Given an in-memory ontology to work with, a cleverly designed schema could cover a lot of cases where SQL is currently used, but at potential much higher speed. See Full Text Indexing Progress.

A Solr-based system could also be used in a more general information caching sense; for example, it may have uses in page display and quick retrieval of commonly requested data.

Evaluation of Solr

Given the below information, the fact that Lucene has dominated the FTI landscape, and our experiments with other systems (see Full Text Indexing Progress), we are moving ahead with a Solr-based solution.

Useful API

Perl/CLucene (the system our previous attempt was based on) lags far behind the official Lucene API and we cannot get the functionality we require. For example, solutions to the leading '*' problem and support for DisMax did not appear in the CLucene bindings.

Solr also provides different facets to the same underlying data, giving the ability to have an API specialized for different things (e.g. search, spellcheck, autocomplete).

Platform Agnosticism

While Lucene is written in Java, Solr has a native RESTful API which makes it language neutral for web consumers. There was some potential for the old CLucene library to be platform agnostic, but with age issues (see above) and poor support, these did not pan out.

Fast Search

Doing some simple benchmarking, Solr by itself seems to run somewhere between 2 and 10 times as fast the fastest iteration of the old system, and seemed to hold even under very heavy load. Putting it behind an Apache http proxy seems to more or less double the time, but makes some issues (security, load balancing) easier to deal with.

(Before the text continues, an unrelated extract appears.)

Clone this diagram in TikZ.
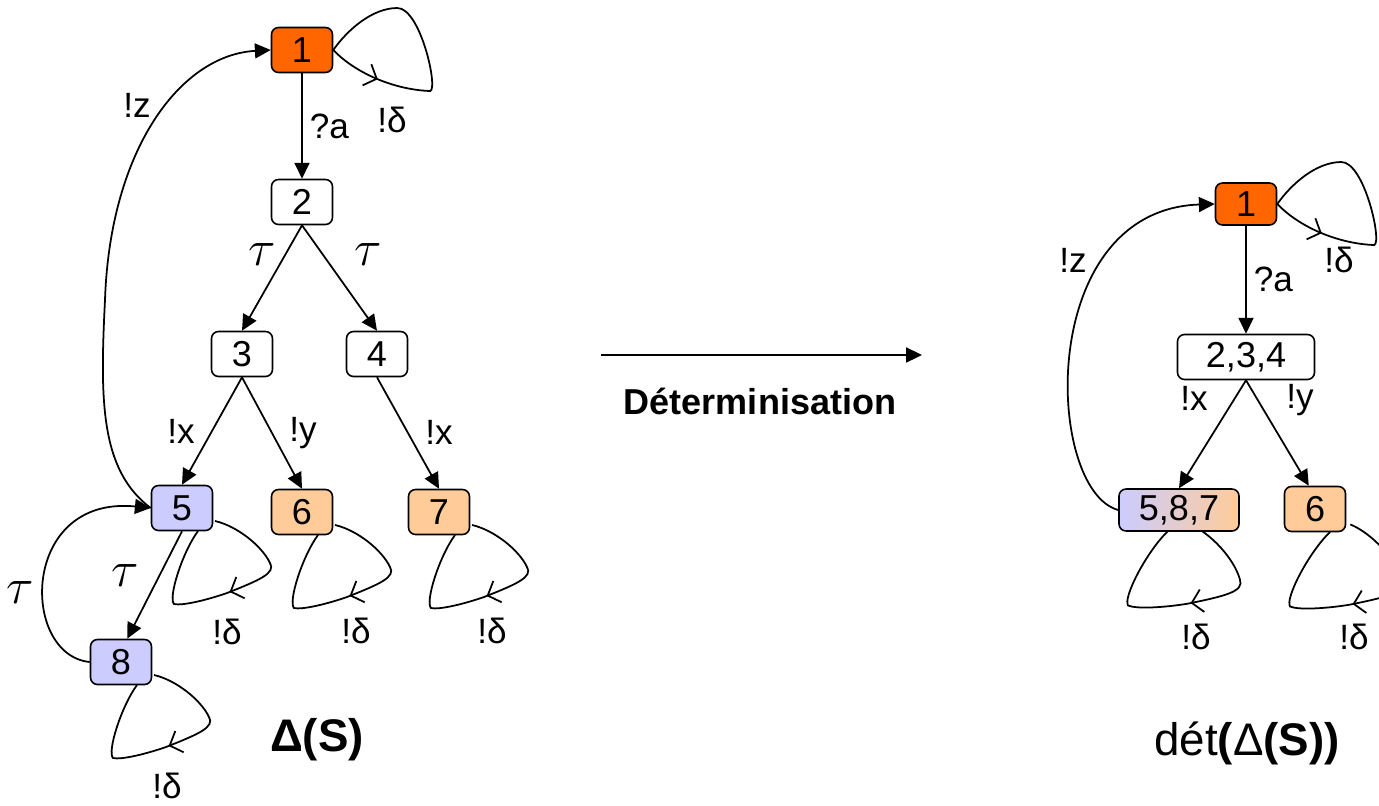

Also see go-dev source for some documentation.

Fast Indexing

Since Solr can connect directly to a relational database, it is much quicker to update and less error-prone than previous hand-rolled methods. In the last check, it took under a minute for a terms index and under twenty minutes for a combined term/gp index. Solr also allows for just updating new data as well as having full access while all of these things are happening.

Better Results

The general search results are better now that we have direct control over the boosting of different fields. There also seems to be improvements in the text analyzers that come with it. The next version of Solr should have the term completion we want built in, but right now, with a little munging on the client, we can get better results than what we are getting out of the current setup. There is also the option to dig into the Java code and get exactly what we want, but that would take a bit more effort (maybe later on).

Caveats

Scaling

While there are impressive speed improvements with FTI, given the uses that we have in mind (e.g. text completion as a ubiquitous public and private service), there is the worry that we could be overwhelmed with requests or that our hardware would be insufficient.

Solr and Lucene should be designed with much heavier tasks in mind on larger datasets. We (currently) believe that there is no problem here, and our benchmarks seem to imply the same thing; but we likely won't know until we really have to deal with it.

The worst case scenario is that we restrict it to internal use and external applications that we've okayed.

Security

Solr doesn't supply it's own security, which has to then be done either through the hosting server (Jetty in this case) or the proxy server (which causes a speed hit) if firewalled. I can't say I'm thrilled with the options, but I got something like I wanted through some rewrite rules on Jetty.